AIM:
Images should be left out, and everything else in the listing reproduced exactly.

DATASET EXCERPT:
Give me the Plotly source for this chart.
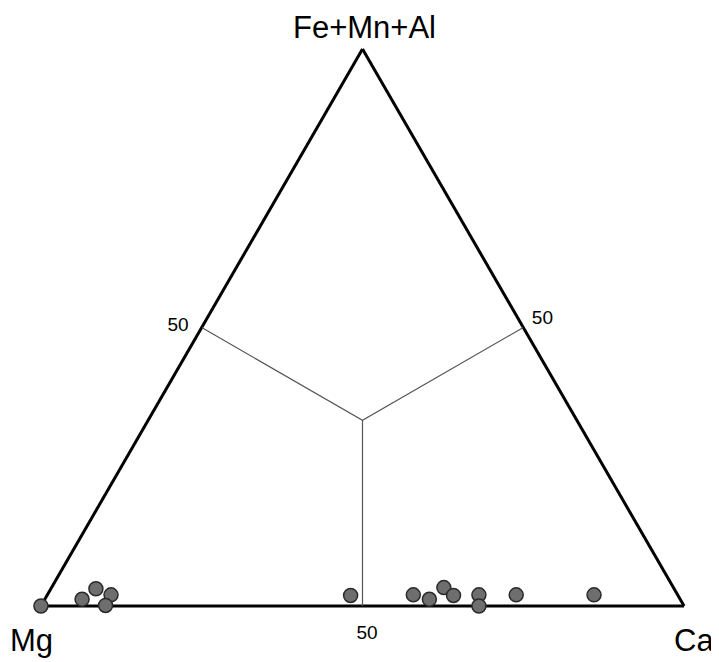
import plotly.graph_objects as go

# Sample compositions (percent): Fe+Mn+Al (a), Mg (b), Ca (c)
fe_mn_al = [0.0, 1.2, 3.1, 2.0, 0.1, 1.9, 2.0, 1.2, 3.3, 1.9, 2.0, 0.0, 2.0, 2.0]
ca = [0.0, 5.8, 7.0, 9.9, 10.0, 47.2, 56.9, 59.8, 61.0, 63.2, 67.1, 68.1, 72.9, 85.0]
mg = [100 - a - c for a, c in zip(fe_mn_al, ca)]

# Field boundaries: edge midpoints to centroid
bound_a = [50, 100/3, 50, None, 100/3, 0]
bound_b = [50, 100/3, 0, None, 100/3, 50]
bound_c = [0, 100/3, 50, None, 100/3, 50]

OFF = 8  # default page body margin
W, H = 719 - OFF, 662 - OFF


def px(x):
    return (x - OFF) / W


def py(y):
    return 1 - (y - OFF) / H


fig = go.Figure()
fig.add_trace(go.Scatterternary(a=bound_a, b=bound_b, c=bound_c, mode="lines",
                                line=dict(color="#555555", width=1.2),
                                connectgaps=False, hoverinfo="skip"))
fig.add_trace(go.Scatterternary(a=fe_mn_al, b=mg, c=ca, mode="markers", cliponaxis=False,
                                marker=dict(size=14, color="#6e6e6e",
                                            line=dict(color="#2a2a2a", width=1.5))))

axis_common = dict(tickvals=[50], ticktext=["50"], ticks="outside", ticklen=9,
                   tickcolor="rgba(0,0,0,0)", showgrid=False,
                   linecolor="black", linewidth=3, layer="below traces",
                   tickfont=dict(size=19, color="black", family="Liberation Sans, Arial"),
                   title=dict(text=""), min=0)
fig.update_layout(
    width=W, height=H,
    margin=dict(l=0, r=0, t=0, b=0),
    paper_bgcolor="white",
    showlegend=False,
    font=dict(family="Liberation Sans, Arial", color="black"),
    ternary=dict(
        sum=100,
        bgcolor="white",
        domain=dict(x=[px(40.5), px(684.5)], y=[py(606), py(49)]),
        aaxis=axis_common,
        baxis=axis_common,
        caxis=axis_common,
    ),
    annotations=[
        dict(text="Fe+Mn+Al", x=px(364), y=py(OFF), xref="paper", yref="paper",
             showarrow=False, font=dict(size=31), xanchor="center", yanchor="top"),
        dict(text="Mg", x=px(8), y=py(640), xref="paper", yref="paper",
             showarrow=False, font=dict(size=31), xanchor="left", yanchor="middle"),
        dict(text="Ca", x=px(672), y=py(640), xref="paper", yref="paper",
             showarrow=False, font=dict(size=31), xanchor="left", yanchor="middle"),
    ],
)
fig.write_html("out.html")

EXERCISE RESULT:
Give me the Plotly source for this chart.
import plotly.graph_objects as go

# Sample compositions (percent): Fe+Mn+Al (a), Mg (b), Ca (c)
fe_mn_al = [0.0, 1.2, 3.1, 2.0, 0.1, 1.9, 2.0, 1.2, 3.3, 1.9, 2.0, 0.0, 2.0, 2.0]
ca = [0.0, 5.8, 7.0, 9.9, 10.0, 47.2, 56.9, 59.8, 61.0, 63.2, 67.1, 68.1, 72.9, 85.0]
mg = [100 - a - c for a, c in zip(fe_mn_al, ca)]

# Field boundaries: edge midpoints to centroid
bound_a = [50, 100/3, 50, None, 100/3, 0]
bound_b = [50, 100/3, 0, None, 100/3, 50]
bound_c = [0, 100/3, 50, None, 100/3, 50]

OFF = 8  # default page body margin
W, H = 719 - OFF, 662 - OFF


def px(x):
    return (x - OFF) / W


def py(y):
    return 1 - (y - OFF) / H


fig = go.Figure()
fig.add_trace(go.Scatterternary(a=bound_a, b=bound_b, c=bound_c, mode="lines",
                                line=dict(color="#555555", width=1.2),
                                connectgaps=False, hoverinfo="skip"))
fig.add_trace(go.Scatterternary(a=fe_mn_al, b=mg, c=ca, mode="markers", cliponaxis=False,
                                marker=dict(size=14, color="#6e6e6e",
                                            line=dict(color="#2a2a2a", width=1.5))))

axis_common = dict(tickvals=[50], ticktext=["50"], ticks="outside", ticklen=9,
                   tickcolor="rgba(0,0,0,0)", showgrid=False,
                   linecolor="black", linewidth=3, layer="below traces",
                   tickfont=dict(size=19, color="black", family="Liberation Sans, Arial"),
                   title=dict(text=""), min=0)
fig.update_layout(
    width=W, height=H,
    margin=dict(l=0, r=0, t=0, b=0),
    paper_bgcolor="white",
    showlegend=False,
    font=dict(family="Liberation Sans, Arial", color="black"),
    ternary=dict(
        sum=100,
        bgcolor="white",
        domain=dict(x=[px(40.5), px(684.5)], y=[py(606), py(49)]),
        aaxis=axis_common,
        baxis=axis_common,
        caxis=axis_common,
    ),
    annotations=[
        dict(text="Fe+Mn+Al", x=px(364), y=py(OFF), xref="paper", yref="paper",
             showarrow=False, font=dict(size=31), xanchor="center", yanchor="top"),
        dict(text="Mg", x=px(8), y=py(640), xref="paper", yref="paper",
             showarrow=False, font=dict(size=31), xanchor="left", yanchor="middle"),
        dict(text="Ca", x=px(672), y=py(640), xref="paper", yref="paper",
             showarrow=False, font=dict(size=31), xanchor="left", yanchor="middle"),
    ],
)
fig.write_html("out.html")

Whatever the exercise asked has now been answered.